La grande question est et restera dans cette logique, de savoir comment partager raison et espérance, efforts et méthode, discipline et sens du devoir, au seul profit des valeurs que nous partageons, de manière à laisser aux générations futures un legs solide de noblesse dans la pensée, de rigueur dans l’action et cette volonté de vivre en commun les défis à relever et de produire les fondements sans cesse reconsolidés de notre destin. Pour une démocratie apaisée, qui s’installe dans la dynamique du développement concerté.
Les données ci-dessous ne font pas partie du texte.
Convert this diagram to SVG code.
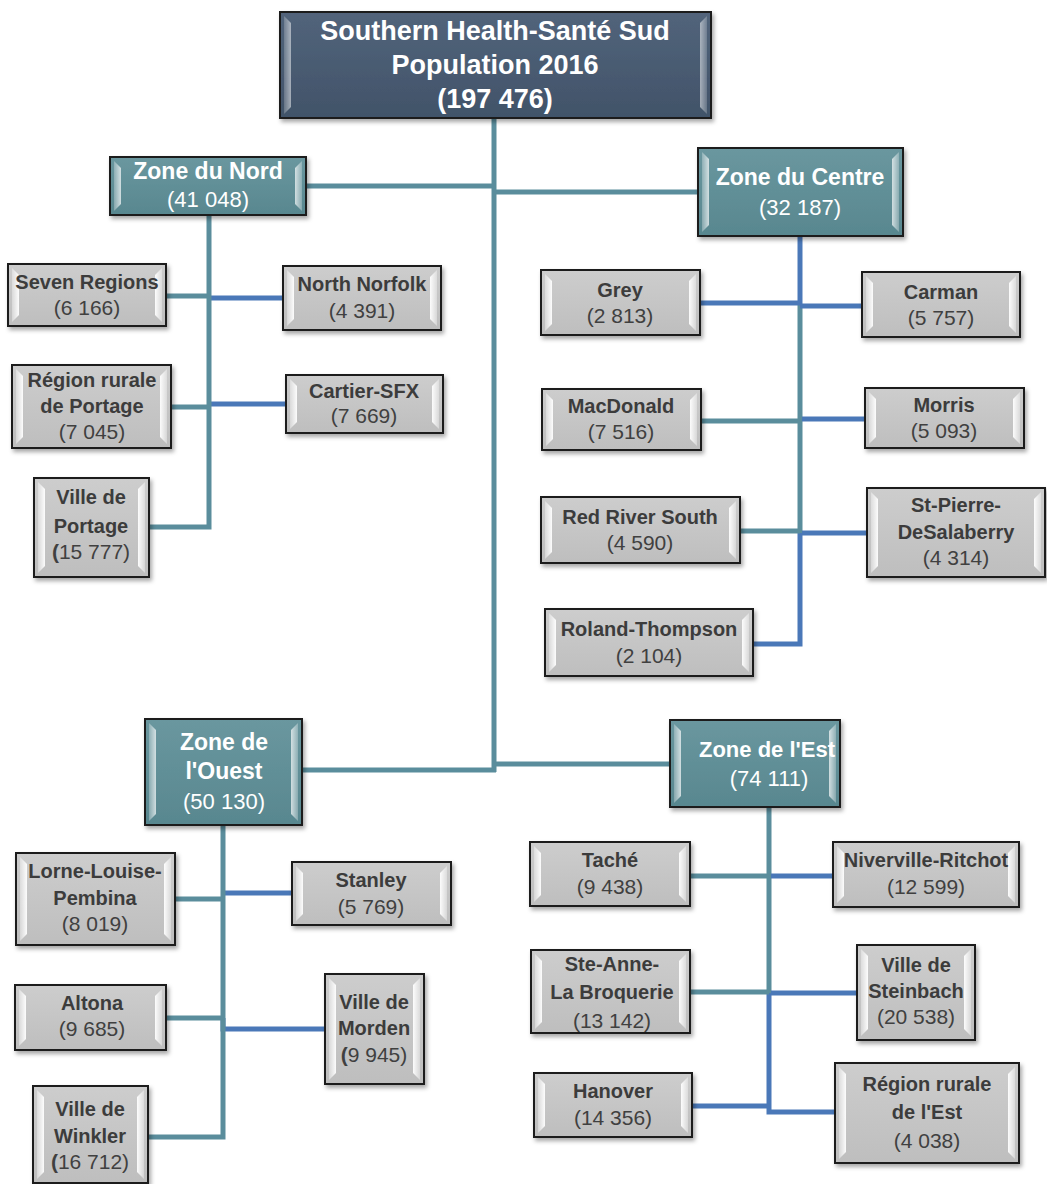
<svg xmlns="http://www.w3.org/2000/svg" width="1047" height="1184" viewBox="0 0 1047 1184">
<defs>
<filter id="sh" x="-10%" y="-10%" width="125%" height="130%"><feDropShadow dx="2" dy="3" stdDeviation="2" flood-color="#000" flood-opacity="0.35"/></filter>
<linearGradient id="gL" x1="0" y1="0" x2="1" y2="0"><stop offset="0" stop-color="#ffffff" stop-opacity="0.35"/><stop offset="1" stop-color="#ffffff" stop-opacity="0.95"/></linearGradient>
<linearGradient id="gR" x1="0" y1="0" x2="1" y2="0"><stop offset="0" stop-color="#ffffff" stop-opacity="0.95"/><stop offset="1" stop-color="#ffffff" stop-opacity="0.35"/></linearGradient>
<linearGradient id="gLeaf" x1="0" y1="0" x2="0" y2="1"><stop offset="0" stop-color="#cdcdcd"/><stop offset="1" stop-color="#bebebe"/></linearGradient>
<linearGradient id="gZone" x1="0" y1="0" x2="0" y2="1"><stop offset="0" stop-color="#6a979f"/><stop offset="1" stop-color="#58878f"/></linearGradient>
<linearGradient id="gTop" x1="0" y1="0" x2="0" y2="1"><stop offset="0" stop-color="#52647b"/><stop offset="1" stop-color="#415369"/></linearGradient>
</defs>
<style>
.leaf{fill:url(#gLeaf);stroke:#1e1e1e;stroke-width:2;filter:url(#sh)}
.zone{fill:url(#gZone);stroke:#1e1e1e;stroke-width:2;filter:url(#sh)}
.top{fill:url(#gTop);stroke:#1e1e1e;stroke-width:2;filter:url(#sh)}
.hl{fill:url(#gL)}
.hr{fill:url(#gR)}
.zone-g .hl,.zone-g .hr{opacity:0.75}
.top-g .hl,.top-g .hr{opacity:0.55}
text{font-family:"Liberation Sans",Arial,sans-serif;text-anchor:middle}
.nm{font-weight:bold;font-size:20px;fill:#3c3c3c}
.num{font-size:21px;fill:#404040}
.b{font-weight:bold}
.zt{font-weight:bold;font-size:23px;fill:#ffffff}
.zn{font-size:22px;fill:#ffffff}
.tt{font-weight:bold;font-size:27px;fill:#ffffff}
.t{stroke:#5a8d9c;stroke-width:5;fill:none}
.bl{stroke:#4a78b8;stroke-width:5;fill:none}
</style>
<g id="connectors">
<line class="t" x1="494" y1="118" x2="494" y2="772"/>
<line class="t" x1="306" y1="186" x2="496" y2="186"/>
<line class="t" x1="492" y1="192" x2="698" y2="192"/>
<line class="t" x1="302" y1="770" x2="496" y2="770"/>
<line class="t" x1="494" y1="764" x2="670" y2="764"/>
<line class="bl" x1="211" y1="298" x2="283" y2="298"/>
<line class="bl" x1="211" y1="404" x2="286" y2="404"/>
<line class="t" x1="166" y1="296" x2="209" y2="296"/>
<line class="t" x1="171" y1="407" x2="209" y2="407"/>
<path class="t" d="M209 215 V527 H149"/>
<line class="bl" x1="800" y1="236" x2="800" y2="305"/>
<line class="t" x1="800" y1="305" x2="800" y2="533"/>
<path class="bl" d="M800 533 V644 H753"/>
<line class="bl" x1="700" y1="303" x2="800" y2="303"/>
<line class="bl" x1="800" y1="306" x2="862" y2="306"/>
<line class="t" x1="701" y1="421" x2="800" y2="421"/>
<line class="bl" x1="802" y1="419" x2="865" y2="419"/>
<line class="t" x1="740" y1="531" x2="800" y2="531"/>
<line class="bl" x1="802" y1="533" x2="867" y2="533"/>
<line class="bl" x1="225" y1="893" x2="292" y2="893"/>
<path class="bl" d="M223 1018 V1029 H325"/>
<path class="t" d="M223 825 V1137 H148"/>
<line class="t" x1="175" y1="899" x2="223" y2="899"/>
<line class="t" x1="166" y1="1018" x2="223" y2="1018"/>
<line class="t" x1="769" y1="807" x2="769" y2="993"/>
<path class="bl" d="M769 993 V1112 H835"/>
<line class="bl" x1="692" y1="1106" x2="769" y2="1106"/>
<line class="t" x1="690" y1="876" x2="769" y2="876"/>
<line class="bl" x1="771" y1="876" x2="833" y2="876"/>
<line class="t" x1="690" y1="992" x2="769" y2="992"/>
<line class="bl" x1="771" y1="993" x2="857" y2="993"/>
</g>
<g id="root" class="top-g" transform="translate(280,12)">
<rect class="top" width="431" height="106"/>
<polygon class="hl" points="4,4 11,11 11,95 4,102"/><polygon class="hr" points="427,4 420,11 420,95 427,102"/>
<text class="tt" x="215" y="28">Southern Health-Santé Sud</text>
<text class="tt" x="215" y="62">Population 2016</text>
<text class="tt" x="215" y="96">(197 476)</text>
</g>
<g id="zone-nord" class="zone-g" transform="translate(110,157)">
<rect class="zone" width="196" height="58"/>
<polygon class="hl" points="4,4 11,11 11,47 4,54"/><polygon class="hr" points="192,4 185,11 185,47 192,54"/>
<text class="zt" x="98" y="22">Zone du Nord</text><text class="zn" x="98" y="50">(41 048)</text>
</g>
<g id="zone-centre" class="zone-g" transform="translate(698,148)">
<rect class="zone" width="205" height="88"/>
<polygon class="hl" points="4,4 11,11 11,77 4,84"/><polygon class="hr" points="201,4 194,11 194,77 201,84"/>
<text class="zt" x="102" y="37">Zone du Centre</text><text class="zn" x="102" y="67">(32 187)</text>
</g>
<g id="zone-ouest" class="zone-g" transform="translate(145,719)">
<rect class="zone" width="157" height="106"/>
<polygon class="hl" points="4,4 11,11 11,95 4,102"/><polygon class="hr" points="153,4 146,11 146,95 153,102"/>
<text class="zt" x="79" y="31">Zone de</text><text class="zt" x="79" y="60">l'Ouest</text><text class="zn" x="79" y="90">(50 130)</text>
</g>
<g id="zone-est" class="zone-g" transform="translate(670,720)">
<rect class="zone" width="170" height="87"/>
<polygon class="hl" points="4,4 11,11 11,76 4,83"/><polygon class="hr" points="166,4 159,11 159,76 166,83"/>
<text class="zt" x="97" y="37" style="font-size:22px">Zone de l'Est</text><text class="zn" x="99" y="66">(74 111)</text>
</g>
<g id="seven-regions" transform="translate(8,264)">
<rect class="leaf" width="158" height="62"/>
<polygon class="hl" points="4,4 11,11 11,51 4,58"/><polygon class="hr" points="154,4 147,11 147,51 154,58"/>
<text class="nm" x="79" y="25">Seven Regions</text><text class="num" x="79" y="51">(6 166)</text>
</g>
<g id="north-norfolk" transform="translate(283,266)">
<rect class="leaf" width="158" height="64"/>
<polygon class="hl" points="4,4 11,11 11,53 4,60"/><polygon class="hr" points="154,4 147,11 147,53 154,60"/>
<text class="nm" x="79" y="25">North Norfolk</text><text class="num" x="79" y="52">(4 391)</text>
</g>
<g id="region-rurale-portage" transform="translate(12,365)">
<rect class="leaf" width="159" height="83"/>
<polygon class="hl" points="4,4 11,11 11,72 4,79"/><polygon class="hr" points="155,4 148,11 148,72 155,79"/>
<text class="nm" x="80" y="22">Région rurale</text><text class="nm" x="80" y="48">de Portage</text><text class="num" x="80" y="74">(7 045)</text>
</g>
<g id="cartier-sfx" transform="translate(286,375)">
<rect class="leaf" width="157" height="58"/>
<polygon class="hl" points="4,4 11,11 11,47 4,54"/><polygon class="hr" points="153,4 146,11 146,47 153,54"/>
<text class="nm" x="78" y="23">Cartier-SFX</text><text class="num" x="78" y="48">(7 669)</text>
</g>
<g id="ville-portage" transform="translate(34,478)">
<rect class="leaf" width="115" height="99"/>
<polygon class="hl" points="4,4 11,11 11,88 4,95"/><polygon class="hr" points="111,4 104,11 104,88 111,95"/>
<text class="nm" x="57" y="26">Ville de</text><text class="nm" x="57" y="55">Portage</text><text class="num" x="57" y="81"><tspan class="b">(</tspan>15 777)</text>
</g>
<g id="grey" transform="translate(541,270)">
<rect class="leaf" width="159" height="65"/>
<polygon class="hl" points="4,4 11,11 11,54 4,61"/><polygon class="hr" points="155,4 148,11 148,54 155,61"/>
<text class="nm" x="79" y="27">Grey</text><text class="num" x="79" y="53">(2 813)</text>
</g>
<g id="carman" transform="translate(862,272)">
<rect class="leaf" width="158" height="65"/>
<polygon class="hl" points="4,4 11,11 11,54 4,61"/><polygon class="hr" points="154,4 147,11 147,54 154,61"/>
<text class="nm" x="79" y="27">Carman</text><text class="num" x="79" y="53">(5 757)</text>
</g>
<g id="macdonald" transform="translate(542,389)">
<rect class="leaf" width="159" height="61"/>
<polygon class="hl" points="4,4 11,11 11,50 4,57"/><polygon class="hr" points="155,4 148,11 148,50 155,57"/>
<text class="nm" x="79" y="24">MacDonald</text><text class="num" x="79" y="50">(7 516)</text>
</g>
<g id="morris" transform="translate(865,388)">
<rect class="leaf" width="159" height="60"/>
<polygon class="hl" points="4,4 11,11 11,49 4,56"/><polygon class="hr" points="155,4 148,11 148,49 155,56"/>
<text class="nm" x="79" y="24">Morris</text><text class="num" x="79" y="50">(5 093)</text>
</g>
<g id="red-river-south" transform="translate(541,497)">
<rect class="leaf" width="199" height="66"/>
<polygon class="hl" points="4,4 11,11 11,55 4,62"/><polygon class="hr" points="195,4 188,11 188,55 195,62"/>
<text class="nm" x="99" y="27">Red River South</text><text class="num" x="99" y="53">(4 590)</text>
</g>
<g id="st-pierre" transform="translate(867,488)">
<rect class="leaf" width="178" height="89"/>
<polygon class="hl" points="4,4 11,11 11,78 4,85"/><polygon class="hr" points="174,4 167,11 167,78 174,85"/>
<text class="nm" x="89" y="24">St-Pierre-</text><text class="nm" x="89" y="51">DeSalaberry</text><text class="num" x="89" y="77">(4 314)</text>
</g>
<g id="roland-thompson" transform="translate(545,609)">
<rect class="leaf" width="208" height="67"/>
<polygon class="hl" points="4,4 11,11 11,56 4,63"/><polygon class="hr" points="204,4 197,11 197,56 204,63"/>
<text class="nm" x="104" y="27">Roland-Thompson</text><text class="num" x="104" y="54">(2 104)</text>
</g>
<g id="lorne-louise-pembina" transform="translate(16,853)">
<rect class="leaf" width="159" height="92"/>
<polygon class="hl" points="4,4 11,11 11,81 4,88"/><polygon class="hr" points="155,4 148,11 148,81 155,88"/>
<text class="nm" x="79" y="25">Lorne-Louise-</text><text class="nm" x="79" y="52">Pembina</text><text class="num" x="79" y="78">(8 019)</text>
</g>
<g id="stanley" transform="translate(292,862)">
<rect class="leaf" width="159" height="63"/>
<polygon class="hl" points="4,4 11,11 11,52 4,59"/><polygon class="hr" points="155,4 148,11 148,52 155,59"/>
<text class="nm" x="79" y="25">Stanley</text><text class="num" x="79" y="52">(5 769)</text>
</g>
<g id="altona" transform="translate(15,985)">
<rect class="leaf" width="151" height="65"/>
<polygon class="hl" points="4,4 11,11 11,54 4,61"/><polygon class="hr" points="147,4 140,11 140,54 147,61"/>
<text class="nm" x="77" y="25">Altona</text><text class="num" x="77" y="51">(9 685)</text>
</g>
<g id="ville-morden" transform="translate(325,974)">
<rect class="leaf" width="99" height="110"/>
<polygon class="hl" points="4,4 11,11 11,99 4,106"/><polygon class="hr" points="95,4 88,11 88,99 95,106"/>
<text class="nm" x="49" y="35">Ville de</text><text class="nm" x="49" y="61">Morden</text><text class="num" x="49" y="88"><tspan class="b">(</tspan>9 945)</text>
</g>
<g id="ville-winkler" transform="translate(33,1086)">
<rect class="leaf" width="115" height="97"/>
<polygon class="hl" points="4,4 11,11 11,86 4,93"/><polygon class="hr" points="111,4 104,11 104,86 111,93"/>
<text class="nm" x="57" y="30">Ville de</text><text class="nm" x="57" y="57">Winkler</text><text class="num" x="57" y="83"><tspan class="b">(</tspan>16 712)</text>
</g>
<g id="tache" transform="translate(530,842)">
<rect class="leaf" width="160" height="64"/>
<polygon class="hl" points="4,4 11,11 11,53 4,60"/><polygon class="hr" points="156,4 149,11 149,53 156,60"/>
<text class="nm" x="80" y="25">Taché</text><text class="num" x="80" y="52">(9 438)</text>
</g>
<g id="niverville-ritchot" transform="translate(833,842)">
<rect class="leaf" width="186" height="65"/>
<polygon class="hl" points="4,4 11,11 11,54 4,61"/><polygon class="hr" points="182,4 175,11 175,54 182,61"/>
<text class="nm" x="93" y="25">Niverville-Ritchot</text><text class="num" x="93" y="52">(12 599)</text>
</g>
<g id="ste-anne" transform="translate(531,950)">
<rect class="leaf" width="159" height="83"/>
<polygon class="hl" points="4,4 11,11 11,72 4,79"/><polygon class="hr" points="155,4 148,11 148,72 155,79"/>
<text class="nm" x="81" y="21">Ste-Anne-</text><text class="nm" x="81" y="49">La Broquerie</text><text class="num" x="81" y="78">(13 142)</text>
</g>
<g id="ville-steinbach" transform="translate(857,945)">
<rect class="leaf" width="118" height="95"/>
<polygon class="hl" points="4,4 11,11 11,84 4,91"/><polygon class="hr" points="114,4 107,11 107,84 114,91"/>
<text class="nm" x="59" y="27">Ville de</text><text class="nm" x="59" y="53">Steinbach</text><text class="num" x="59" y="79">(20 538)</text>
</g>
<g id="hanover" transform="translate(534,1073)">
<rect class="leaf" width="158" height="64"/>
<polygon class="hl" points="4,4 11,11 11,53 4,60"/><polygon class="hr" points="154,4 147,11 147,53 154,60"/>
<text class="nm" x="79" y="25">Hanover</text><text class="num" x="79" y="52">(14 356)</text>
</g>
<g id="region-rurale-est" transform="translate(835,1063)">
<rect class="leaf" width="184" height="100"/>
<polygon class="hl" points="4,4 11,11 11,89 4,96"/><polygon class="hr" points="180,4 173,11 173,89 180,96"/>
<text class="nm" x="92" y="28">Région rurale</text><text class="nm" x="92" y="56">de l'Est</text><text class="num" x="92" y="85">(4 038)</text>
</g>
</svg>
Nos ambitions partagées et ensemble vécues pour un Sénégal émergent requièrent, incontestablement, que nous nous retroussions les manches, dans le culte sacré des valeurs cardinales, africaines et sénégalaises de notre société.
Alexis de Tocqueville mettait en garde contre le danger «d’abêtissement indolore» et «d’abrutissement doux» qui guettent en démocratie. Il percevait déjà en visionnaire, le risque que s’installe «le règne de l’opinion souveraine». Nous sommes aujourd’hui au 21ème siècle et les réflexions de ce penseur du 19ème siècle nous reviennent en écho et nous interpellent.
La démocratie, c’est l’ordre dans la liberté pour assurer la stabilité nécessaire à toute action de développement. Elle se nourrit à la source de la discipline. La discipline n’est pas un corset, c’est la condition sine qua non de notre émancipation. Nous devons le comprendre comme cela et agir en conséquence pour que cette deuxième alternance soit celle du décollage économique réel de notre cher pays.
Nous le devons à nos populations, en particulier aux masses laborieuses, à notre jeunesse et aux générations futures. C’est faire droit, avec pragmatisme et lucidité, au concept de développement durable.